+++ Records supplied
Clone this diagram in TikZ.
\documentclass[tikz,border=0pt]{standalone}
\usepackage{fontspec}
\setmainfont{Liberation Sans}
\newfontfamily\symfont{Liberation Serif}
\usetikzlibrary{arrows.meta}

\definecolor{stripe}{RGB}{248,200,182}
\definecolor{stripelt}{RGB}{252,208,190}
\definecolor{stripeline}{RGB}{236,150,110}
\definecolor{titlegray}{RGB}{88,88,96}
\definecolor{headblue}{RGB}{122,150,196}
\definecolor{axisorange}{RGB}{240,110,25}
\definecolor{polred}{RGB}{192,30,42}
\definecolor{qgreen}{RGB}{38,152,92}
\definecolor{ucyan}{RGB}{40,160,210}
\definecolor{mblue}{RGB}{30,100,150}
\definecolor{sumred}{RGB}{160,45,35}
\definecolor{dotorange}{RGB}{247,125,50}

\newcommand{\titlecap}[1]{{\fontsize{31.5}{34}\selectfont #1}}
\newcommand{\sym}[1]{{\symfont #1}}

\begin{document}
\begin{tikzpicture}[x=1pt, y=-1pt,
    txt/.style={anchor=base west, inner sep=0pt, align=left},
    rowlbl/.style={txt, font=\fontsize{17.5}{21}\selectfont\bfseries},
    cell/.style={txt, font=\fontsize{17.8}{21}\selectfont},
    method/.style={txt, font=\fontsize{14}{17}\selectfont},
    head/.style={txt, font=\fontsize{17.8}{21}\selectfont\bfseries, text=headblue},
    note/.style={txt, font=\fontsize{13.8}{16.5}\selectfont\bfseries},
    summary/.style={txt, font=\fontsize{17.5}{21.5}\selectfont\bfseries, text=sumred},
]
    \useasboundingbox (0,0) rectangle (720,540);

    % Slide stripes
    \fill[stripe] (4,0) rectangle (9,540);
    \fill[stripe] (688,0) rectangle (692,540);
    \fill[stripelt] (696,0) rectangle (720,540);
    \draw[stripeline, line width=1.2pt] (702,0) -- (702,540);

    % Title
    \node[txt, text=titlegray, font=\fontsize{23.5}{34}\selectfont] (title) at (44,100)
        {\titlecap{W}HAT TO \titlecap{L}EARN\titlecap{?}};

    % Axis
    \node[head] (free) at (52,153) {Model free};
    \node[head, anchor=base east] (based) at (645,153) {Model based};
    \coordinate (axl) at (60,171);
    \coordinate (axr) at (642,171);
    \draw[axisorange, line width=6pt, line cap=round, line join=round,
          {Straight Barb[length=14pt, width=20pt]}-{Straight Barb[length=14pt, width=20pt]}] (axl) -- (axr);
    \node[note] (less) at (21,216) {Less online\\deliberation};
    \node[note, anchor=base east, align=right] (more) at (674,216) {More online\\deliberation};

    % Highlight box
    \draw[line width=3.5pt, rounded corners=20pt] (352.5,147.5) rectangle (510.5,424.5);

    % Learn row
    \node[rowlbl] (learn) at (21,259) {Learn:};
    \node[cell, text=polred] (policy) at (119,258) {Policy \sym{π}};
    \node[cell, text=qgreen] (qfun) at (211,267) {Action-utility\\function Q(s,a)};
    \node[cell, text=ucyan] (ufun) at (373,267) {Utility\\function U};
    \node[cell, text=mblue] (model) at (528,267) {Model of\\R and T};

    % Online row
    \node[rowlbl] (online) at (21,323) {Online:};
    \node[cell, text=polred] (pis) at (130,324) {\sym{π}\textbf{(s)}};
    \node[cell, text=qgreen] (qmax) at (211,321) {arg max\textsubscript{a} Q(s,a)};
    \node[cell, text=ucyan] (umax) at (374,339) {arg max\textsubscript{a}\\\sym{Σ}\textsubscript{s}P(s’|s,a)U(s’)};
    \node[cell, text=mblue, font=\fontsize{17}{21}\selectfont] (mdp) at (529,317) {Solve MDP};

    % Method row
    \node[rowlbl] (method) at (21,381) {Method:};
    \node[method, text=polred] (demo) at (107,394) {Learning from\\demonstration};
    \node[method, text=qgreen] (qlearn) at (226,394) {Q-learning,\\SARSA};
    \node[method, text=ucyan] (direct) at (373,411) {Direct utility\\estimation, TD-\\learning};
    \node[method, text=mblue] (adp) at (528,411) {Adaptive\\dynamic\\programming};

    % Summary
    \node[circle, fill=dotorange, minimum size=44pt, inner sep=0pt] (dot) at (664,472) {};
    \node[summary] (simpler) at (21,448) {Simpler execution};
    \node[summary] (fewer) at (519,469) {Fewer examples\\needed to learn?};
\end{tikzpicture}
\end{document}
++++++
+++ Records supplied
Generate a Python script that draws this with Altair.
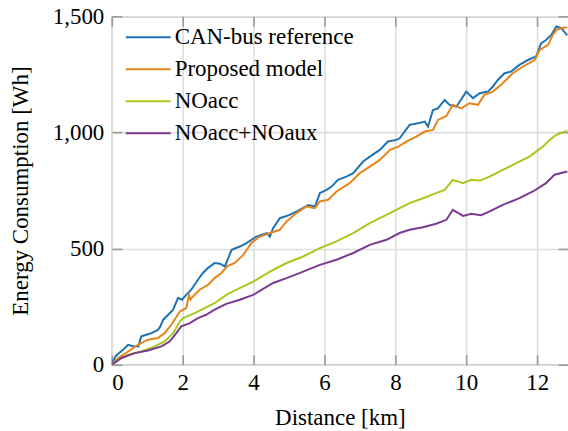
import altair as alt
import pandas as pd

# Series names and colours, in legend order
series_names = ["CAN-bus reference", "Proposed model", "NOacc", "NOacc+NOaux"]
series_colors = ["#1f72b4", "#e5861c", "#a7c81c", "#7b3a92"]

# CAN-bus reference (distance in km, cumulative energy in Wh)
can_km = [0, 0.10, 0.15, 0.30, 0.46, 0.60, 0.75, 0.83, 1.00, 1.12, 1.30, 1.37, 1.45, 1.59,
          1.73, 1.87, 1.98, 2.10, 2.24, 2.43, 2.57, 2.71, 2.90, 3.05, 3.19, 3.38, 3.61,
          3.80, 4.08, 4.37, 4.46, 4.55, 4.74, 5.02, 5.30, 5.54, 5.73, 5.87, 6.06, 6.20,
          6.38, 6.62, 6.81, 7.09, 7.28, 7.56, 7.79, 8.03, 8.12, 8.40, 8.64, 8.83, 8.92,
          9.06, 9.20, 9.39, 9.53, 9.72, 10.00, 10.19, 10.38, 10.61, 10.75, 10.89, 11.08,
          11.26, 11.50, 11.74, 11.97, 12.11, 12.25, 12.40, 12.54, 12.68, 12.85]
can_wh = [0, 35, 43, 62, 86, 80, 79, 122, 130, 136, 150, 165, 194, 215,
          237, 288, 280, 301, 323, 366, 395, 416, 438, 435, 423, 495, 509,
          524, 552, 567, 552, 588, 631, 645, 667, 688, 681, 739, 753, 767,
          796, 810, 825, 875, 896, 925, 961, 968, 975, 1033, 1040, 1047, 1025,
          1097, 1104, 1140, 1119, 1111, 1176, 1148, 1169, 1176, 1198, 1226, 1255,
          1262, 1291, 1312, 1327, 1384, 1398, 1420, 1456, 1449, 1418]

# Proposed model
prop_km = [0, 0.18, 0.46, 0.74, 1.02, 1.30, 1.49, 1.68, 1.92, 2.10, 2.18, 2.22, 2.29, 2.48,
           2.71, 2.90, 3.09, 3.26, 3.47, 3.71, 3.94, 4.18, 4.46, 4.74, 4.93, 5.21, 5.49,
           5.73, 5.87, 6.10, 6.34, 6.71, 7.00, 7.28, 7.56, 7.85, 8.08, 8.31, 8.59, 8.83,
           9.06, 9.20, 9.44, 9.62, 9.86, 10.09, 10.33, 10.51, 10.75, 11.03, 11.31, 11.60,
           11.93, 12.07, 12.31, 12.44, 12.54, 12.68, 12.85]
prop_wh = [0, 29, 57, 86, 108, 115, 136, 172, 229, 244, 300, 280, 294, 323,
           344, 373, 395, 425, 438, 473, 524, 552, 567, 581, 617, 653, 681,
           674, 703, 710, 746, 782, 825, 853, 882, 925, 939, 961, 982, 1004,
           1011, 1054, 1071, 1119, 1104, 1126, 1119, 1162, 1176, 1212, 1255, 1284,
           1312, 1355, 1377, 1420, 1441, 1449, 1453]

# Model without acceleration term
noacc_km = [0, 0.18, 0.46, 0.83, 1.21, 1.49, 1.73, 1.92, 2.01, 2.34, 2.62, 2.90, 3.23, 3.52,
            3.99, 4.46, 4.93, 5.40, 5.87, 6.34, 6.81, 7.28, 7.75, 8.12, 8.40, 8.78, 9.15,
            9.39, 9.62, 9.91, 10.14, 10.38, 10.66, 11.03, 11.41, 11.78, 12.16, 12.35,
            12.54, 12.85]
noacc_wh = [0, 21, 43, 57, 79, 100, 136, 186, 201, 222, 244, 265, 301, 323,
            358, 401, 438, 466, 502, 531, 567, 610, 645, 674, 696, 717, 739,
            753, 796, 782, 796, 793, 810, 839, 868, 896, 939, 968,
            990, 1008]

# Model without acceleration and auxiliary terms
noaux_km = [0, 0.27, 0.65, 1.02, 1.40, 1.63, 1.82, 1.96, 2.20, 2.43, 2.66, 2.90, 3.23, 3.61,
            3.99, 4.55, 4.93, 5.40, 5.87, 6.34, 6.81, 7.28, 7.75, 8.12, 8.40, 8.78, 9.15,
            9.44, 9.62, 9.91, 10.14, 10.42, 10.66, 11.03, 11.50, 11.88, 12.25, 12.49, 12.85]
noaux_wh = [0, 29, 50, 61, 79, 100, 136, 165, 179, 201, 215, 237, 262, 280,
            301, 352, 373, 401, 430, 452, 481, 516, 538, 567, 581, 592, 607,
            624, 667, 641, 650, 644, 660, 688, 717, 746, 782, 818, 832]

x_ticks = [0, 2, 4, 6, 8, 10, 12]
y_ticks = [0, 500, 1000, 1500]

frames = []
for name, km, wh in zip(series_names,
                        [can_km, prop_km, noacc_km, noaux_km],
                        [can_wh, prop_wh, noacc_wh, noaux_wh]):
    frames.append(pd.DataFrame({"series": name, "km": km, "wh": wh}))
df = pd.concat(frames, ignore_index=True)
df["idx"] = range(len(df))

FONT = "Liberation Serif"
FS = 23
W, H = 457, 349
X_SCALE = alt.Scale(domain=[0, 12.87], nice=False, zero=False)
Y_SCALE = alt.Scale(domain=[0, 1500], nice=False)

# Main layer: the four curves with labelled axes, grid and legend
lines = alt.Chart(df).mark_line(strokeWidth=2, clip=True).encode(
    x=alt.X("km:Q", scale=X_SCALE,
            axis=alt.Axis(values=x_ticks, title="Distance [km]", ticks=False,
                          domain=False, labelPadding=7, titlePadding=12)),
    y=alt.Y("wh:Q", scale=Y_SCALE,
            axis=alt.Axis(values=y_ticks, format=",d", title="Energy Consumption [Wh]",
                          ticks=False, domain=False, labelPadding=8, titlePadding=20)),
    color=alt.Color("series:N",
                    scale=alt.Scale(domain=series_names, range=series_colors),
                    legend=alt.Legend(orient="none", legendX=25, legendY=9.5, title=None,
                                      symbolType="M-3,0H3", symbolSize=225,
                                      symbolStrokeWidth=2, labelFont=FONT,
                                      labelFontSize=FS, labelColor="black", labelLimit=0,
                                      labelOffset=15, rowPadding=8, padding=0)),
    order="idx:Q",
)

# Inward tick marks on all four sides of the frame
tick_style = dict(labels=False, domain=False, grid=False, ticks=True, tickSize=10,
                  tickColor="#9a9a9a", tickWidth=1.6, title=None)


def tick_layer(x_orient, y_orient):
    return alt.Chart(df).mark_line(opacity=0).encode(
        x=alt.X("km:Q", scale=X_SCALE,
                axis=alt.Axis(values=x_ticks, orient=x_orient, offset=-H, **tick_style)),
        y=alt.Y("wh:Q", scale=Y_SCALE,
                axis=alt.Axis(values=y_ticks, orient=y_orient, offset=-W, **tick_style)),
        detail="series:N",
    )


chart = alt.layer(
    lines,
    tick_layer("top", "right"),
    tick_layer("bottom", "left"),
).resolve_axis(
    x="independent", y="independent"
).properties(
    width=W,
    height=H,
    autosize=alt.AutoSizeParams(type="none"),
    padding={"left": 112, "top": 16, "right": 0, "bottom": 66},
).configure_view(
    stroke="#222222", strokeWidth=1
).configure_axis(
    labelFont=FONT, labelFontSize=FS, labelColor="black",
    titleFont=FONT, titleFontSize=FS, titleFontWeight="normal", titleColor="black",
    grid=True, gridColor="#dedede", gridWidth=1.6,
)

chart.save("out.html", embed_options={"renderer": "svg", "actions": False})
++++++
**What to do:** Nothing but the lines from the one containing "Generate a Python" through the one containing "1262, 1291, 1312, 1327, 1384, 1398, 1420, 1456, 1449, 1418]" should be written out, exactly and with both ends. Pictures are left out.

**Finished answer:**
Generate a Python script that draws this with Altair.
import altair as alt
import pandas as pd

# Series names and colours, in legend order
series_names = ["CAN-bus reference", "Proposed model", "NOacc", "NOacc+NOaux"]
series_colors = ["#1f72b4", "#e5861c", "#a7c81c", "#7b3a92"]

# CAN-bus reference (distance in km, cumulative energy in Wh)
can_km = [0, 0.10, 0.15, 0.30, 0.46, 0.60, 0.75, 0.83, 1.00, 1.12, 1.30, 1.37, 1.45, 1.59,
          1.73, 1.87, 1.98, 2.10, 2.24, 2.43, 2.57, 2.71, 2.90, 3.05, 3.19, 3.38, 3.61,
          3.80, 4.08, 4.37, 4.46, 4.55, 4.74, 5.02, 5.30, 5.54, 5.73, 5.87, 6.06, 6.20,
          6.38, 6.62, 6.81, 7.09, 7.28, 7.56, 7.79, 8.03, 8.12, 8.40, 8.64, 8.83, 8.92,
          9.06, 9.20, 9.39, 9.53, 9.72, 10.00, 10.19, 10.38, 10.61, 10.75, 10.89, 11.08,
          11.26, 11.50, 11.74, 11.97, 12.11, 12.25, 12.40, 12.54, 12.68, 12.85]
can_wh = [0, 35, 43, 62, 86, 80, 79, 122, 130, 136, 150, 165, 194, 215,
          237, 288, 280, 301, 323, 366, 395, 416, 438, 435, 423, 495, 509,
          524, 552, 567, 552, 588, 631, 645, 667, 688, 681, 739, 753, 767,
          796, 810, 825, 875, 896, 925, 961, 968, 975, 1033, 1040, 1047, 1025,
          1097, 1104, 1140, 1119, 1111, 1176, 1148, 1169, 1176, 1198, 1226, 1255,
          1262, 1291, 1312, 1327, 1384, 1398, 1420, 1456, 1449, 1418]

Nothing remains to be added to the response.